## start

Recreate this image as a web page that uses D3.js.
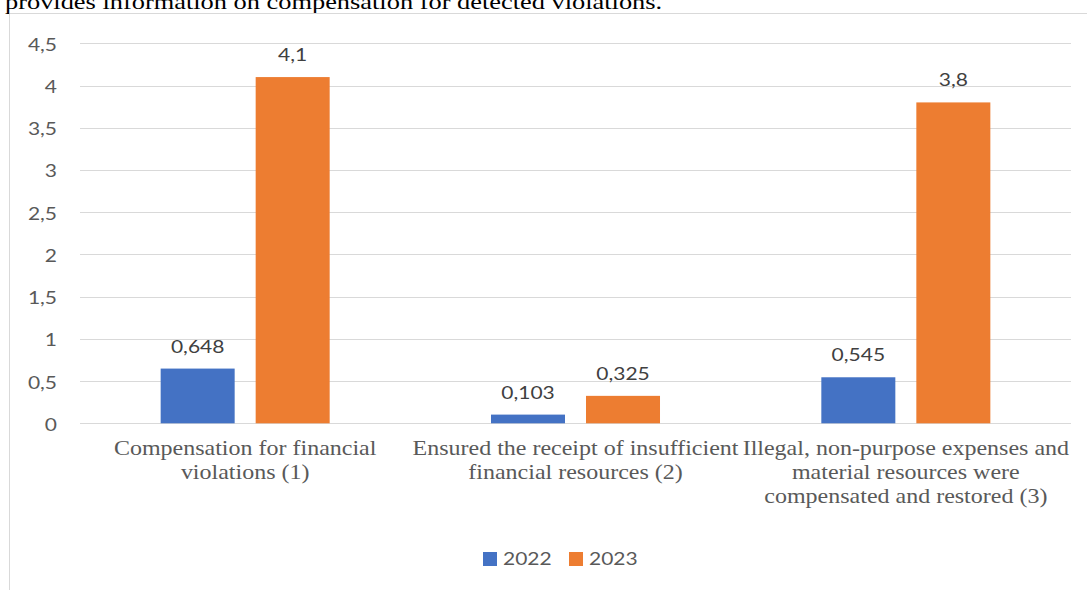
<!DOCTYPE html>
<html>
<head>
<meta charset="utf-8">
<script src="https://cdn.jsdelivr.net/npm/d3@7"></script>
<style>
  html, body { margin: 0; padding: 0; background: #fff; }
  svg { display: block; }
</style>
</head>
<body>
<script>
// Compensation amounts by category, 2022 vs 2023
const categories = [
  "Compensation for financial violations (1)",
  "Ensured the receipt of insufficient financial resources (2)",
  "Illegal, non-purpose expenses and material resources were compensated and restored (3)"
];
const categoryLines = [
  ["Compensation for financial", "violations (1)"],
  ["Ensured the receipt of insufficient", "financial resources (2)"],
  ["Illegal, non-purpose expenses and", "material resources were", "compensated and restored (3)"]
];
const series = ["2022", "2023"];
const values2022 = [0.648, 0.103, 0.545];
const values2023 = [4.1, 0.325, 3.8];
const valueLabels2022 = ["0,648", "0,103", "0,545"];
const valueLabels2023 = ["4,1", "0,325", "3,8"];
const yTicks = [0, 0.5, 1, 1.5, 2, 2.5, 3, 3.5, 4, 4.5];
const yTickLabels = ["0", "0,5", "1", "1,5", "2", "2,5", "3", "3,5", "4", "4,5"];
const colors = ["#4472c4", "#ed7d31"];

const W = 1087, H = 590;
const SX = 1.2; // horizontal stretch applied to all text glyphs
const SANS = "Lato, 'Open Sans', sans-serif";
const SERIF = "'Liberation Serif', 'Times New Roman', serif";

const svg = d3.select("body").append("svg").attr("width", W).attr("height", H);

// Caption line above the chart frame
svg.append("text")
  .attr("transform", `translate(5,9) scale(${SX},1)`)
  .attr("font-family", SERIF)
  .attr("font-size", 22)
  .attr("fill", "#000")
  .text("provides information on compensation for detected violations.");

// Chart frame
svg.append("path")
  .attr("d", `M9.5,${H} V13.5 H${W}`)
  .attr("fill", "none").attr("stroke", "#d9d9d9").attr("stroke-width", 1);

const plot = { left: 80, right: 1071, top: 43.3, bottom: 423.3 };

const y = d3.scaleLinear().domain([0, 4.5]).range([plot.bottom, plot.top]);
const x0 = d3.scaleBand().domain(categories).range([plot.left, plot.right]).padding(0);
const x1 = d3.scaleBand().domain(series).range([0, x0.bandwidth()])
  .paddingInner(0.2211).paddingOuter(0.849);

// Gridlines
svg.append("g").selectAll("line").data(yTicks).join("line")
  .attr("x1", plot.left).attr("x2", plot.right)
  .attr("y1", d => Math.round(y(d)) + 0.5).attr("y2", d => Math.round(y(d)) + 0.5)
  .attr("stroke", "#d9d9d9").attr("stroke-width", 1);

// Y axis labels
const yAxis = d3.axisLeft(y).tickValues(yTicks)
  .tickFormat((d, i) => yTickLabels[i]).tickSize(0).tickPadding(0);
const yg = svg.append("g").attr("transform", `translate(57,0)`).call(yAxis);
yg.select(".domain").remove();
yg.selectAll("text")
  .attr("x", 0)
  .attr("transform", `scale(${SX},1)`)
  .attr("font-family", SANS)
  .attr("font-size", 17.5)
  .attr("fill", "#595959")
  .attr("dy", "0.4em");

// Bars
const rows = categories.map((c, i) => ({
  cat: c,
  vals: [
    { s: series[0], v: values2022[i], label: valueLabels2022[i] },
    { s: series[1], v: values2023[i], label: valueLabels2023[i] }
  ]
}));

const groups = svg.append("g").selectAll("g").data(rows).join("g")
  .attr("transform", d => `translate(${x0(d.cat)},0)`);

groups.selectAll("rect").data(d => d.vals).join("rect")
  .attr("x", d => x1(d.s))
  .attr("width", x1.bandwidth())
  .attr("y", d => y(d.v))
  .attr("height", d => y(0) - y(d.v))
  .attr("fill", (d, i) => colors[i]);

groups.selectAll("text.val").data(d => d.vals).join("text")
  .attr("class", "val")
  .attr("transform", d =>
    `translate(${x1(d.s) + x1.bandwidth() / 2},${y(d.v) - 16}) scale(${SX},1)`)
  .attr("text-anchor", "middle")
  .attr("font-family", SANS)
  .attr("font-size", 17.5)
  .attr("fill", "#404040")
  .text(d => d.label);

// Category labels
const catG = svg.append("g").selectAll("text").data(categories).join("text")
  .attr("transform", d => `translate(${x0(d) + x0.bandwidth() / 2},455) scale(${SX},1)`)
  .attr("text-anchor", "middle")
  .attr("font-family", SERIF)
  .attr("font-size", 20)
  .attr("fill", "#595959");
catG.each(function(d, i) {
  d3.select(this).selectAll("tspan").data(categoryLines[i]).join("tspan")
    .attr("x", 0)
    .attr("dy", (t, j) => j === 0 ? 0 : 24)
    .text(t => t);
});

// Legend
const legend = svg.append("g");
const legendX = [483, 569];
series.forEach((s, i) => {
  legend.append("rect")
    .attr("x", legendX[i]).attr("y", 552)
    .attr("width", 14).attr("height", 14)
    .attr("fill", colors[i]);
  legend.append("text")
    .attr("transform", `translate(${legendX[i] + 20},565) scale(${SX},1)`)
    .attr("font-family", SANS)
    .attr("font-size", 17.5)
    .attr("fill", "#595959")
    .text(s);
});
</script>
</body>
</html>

## end

**Instructions to follow**
Skip the images and write out the rest of the listing exactly.

**Solution to the exercise**
Recreate this image as a web page that uses D3.js.
<!DOCTYPE html>
<html>
<head>
<meta charset="utf-8">
<script src="https://cdn.jsdelivr.net/npm/d3@7"></script>
<style>
  html, body { margin: 0; padding: 0; background: #fff; }
  svg { display: block; }
</style>
</head>
<body>
<script>
// Compensation amounts by category, 2022 vs 2023
const categories = [
  "Compensation for financial violations (1)",
  "Ensured the receipt of insufficient financial resources (2)",
  "Illegal, non-purpose expenses and material resources were compensated and restored (3)"
];
const categoryLines = [
  ["Compensation for financial", "violations (1)"],
  ["Ensured the receipt of insufficient", "financial resources (2)"],
  ["Illegal, non-purpose expenses and", "material resources were", "compensated and restored (3)"]
];
const series = ["2022", "2023"];
const values2022 = [0.648, 0.103, 0.545];
const values2023 = [4.1, 0.325, 3.8];
const valueLabels2022 = ["0,648", "0,103", "0,545"];
const valueLabels2023 = ["4,1", "0,325", "3,8"];
const yTicks = [0, 0.5, 1, 1.5, 2, 2.5, 3, 3.5, 4, 4.5];
const yTickLabels = ["0", "0,5", "1", "1,5", "2", "2,5", "3", "3,5", "4", "4,5"];
const colors = ["#4472c4", "#ed7d31"];

const W = 1087, H = 590;
const SX = 1.2; // horizontal stretch applied to all text glyphs
const SANS = "Lato, 'Open Sans', sans-serif";
const SERIF = "'Liberation Serif', 'Times New Roman', serif";

const svg = d3.select("body").append("svg").attr("width", W).attr("height", H);

// Caption line above the chart frame
svg.append("text")
  .attr("transform", `translate(5,9) scale(${SX},1)`)
  .attr("font-family", SERIF)
  .attr("font-size", 22)
  .attr("fill", "#000")
  .text("provides information on compensation for detected violations.");

// Chart frame
svg.append("path")
  .attr("d", `M9.5,${H} V13.5 H${W}`)
  .attr("fill", "none").attr("stroke", "#d9d9d9").attr("stroke-width", 1);

const plot = { left: 80, right: 1071, top: 43.3, bottom: 423.3 };

const y = d3.scaleLinear().domain([0, 4.5]).range([plot.bottom, plot.top]);
const x0 = d3.scaleBand().domain(categories).range([plot.left, plot.right]).padding(0);
const x1 = d3.scaleBand().domain(series).range([0, x0.bandwidth()])
  .paddingInner(0.2211).paddingOuter(0.849);

// Gridlines
svg.append("g").selectAll("line").data(yTicks).join("line")
  .attr("x1", plot.left).attr("x2", plot.right)
  .attr("y1", d => Math.round(y(d)) + 0.5).attr("y2", d => Math.round(y(d)) + 0.5)
  .attr("stroke", "#d9d9d9").attr("stroke-width", 1);

// Y axis labels
const yAxis = d3.axisLeft(y).tickValues(yTicks)
  .tickFormat((d, i) => yTickLabels[i]).tickSize(0).tickPadding(0);
const yg = svg.append("g").attr("transform", `translate(57,0)`).call(yAxis);
yg.select(".domain").remove();
yg.selectAll("text")
  .attr("x", 0)
  .attr("transform", `scale(${SX},1)`)
  .attr("font-family", SANS)
  .attr("font-size", 17.5)
  .attr("fill", "#595959")
  .attr("dy", "0.4em");

// Bars
const rows = categories.map((c, i) => ({
  cat: c,
  vals: [
    { s: series[0], v: values2022[i], label: valueLabels2022[i] },
    { s: series[1], v: values2023[i], label: valueLabels2023[i] }
  ]
}));

const groups = svg.append("g").selectAll("g").data(rows).join("g")
  .attr("transform", d => `translate(${x0(d.cat)},0)`);

groups.selectAll("rect").data(d => d.vals).join("rect")
  .attr("x", d => x1(d.s))
  .attr("width", x1.bandwidth())
  .attr("y", d => y(d.v))
  .attr("height", d => y(0) - y(d.v))
  .attr("fill", (d, i) => colors[i]);

groups.selectAll("text.val").data(d => d.vals).join("text")
  .attr("class", "val")
  .attr("transform", d =>
    `translate(${x1(d.s) + x1.bandwidth() / 2},${y(d.v) - 16}) scale(${SX},1)`)
  .attr("text-anchor", "middle")
  .attr("font-family", SANS)
  .attr("font-size", 17.5)
  .attr("fill", "#404040")
  .text(d => d.label);

// Category labels
const catG = svg.append("g").selectAll("text").data(categories).join("text")
  .attr("transform", d => `translate(${x0(d) + x0.bandwidth() / 2},455) scale(${SX},1)`)
  .attr("text-anchor", "middle")
  .attr("font-family", SERIF)
  .attr("font-size", 20)
  .attr("fill", "#595959");
catG.each(function(d, i) {
  d3.select(this).selectAll("tspan").data(categoryLines[i]).join("tspan")
    .attr("x", 0)
    .attr("dy", (t, j) => j === 0 ? 0 : 24)
    .text(t => t);
});

// Legend
const legend = svg.append("g");
const legendX = [483, 569];
series.forEach((s, i) => {
  legend.append("rect")
    .attr("x", legendX[i]).attr("y", 552)
    .attr("width", 14).attr("height", 14)
    .attr("fill", colors[i]);
  legend.append("text")
    .attr("transform", `translate(${legendX[i] + 20},565) scale(${SX},1)`)
    .attr("font-family", SANS)
    .attr("font-size", 17.5)
    .attr("fill", "#595959")
    .text(s);
});
</script>
</body>
</html>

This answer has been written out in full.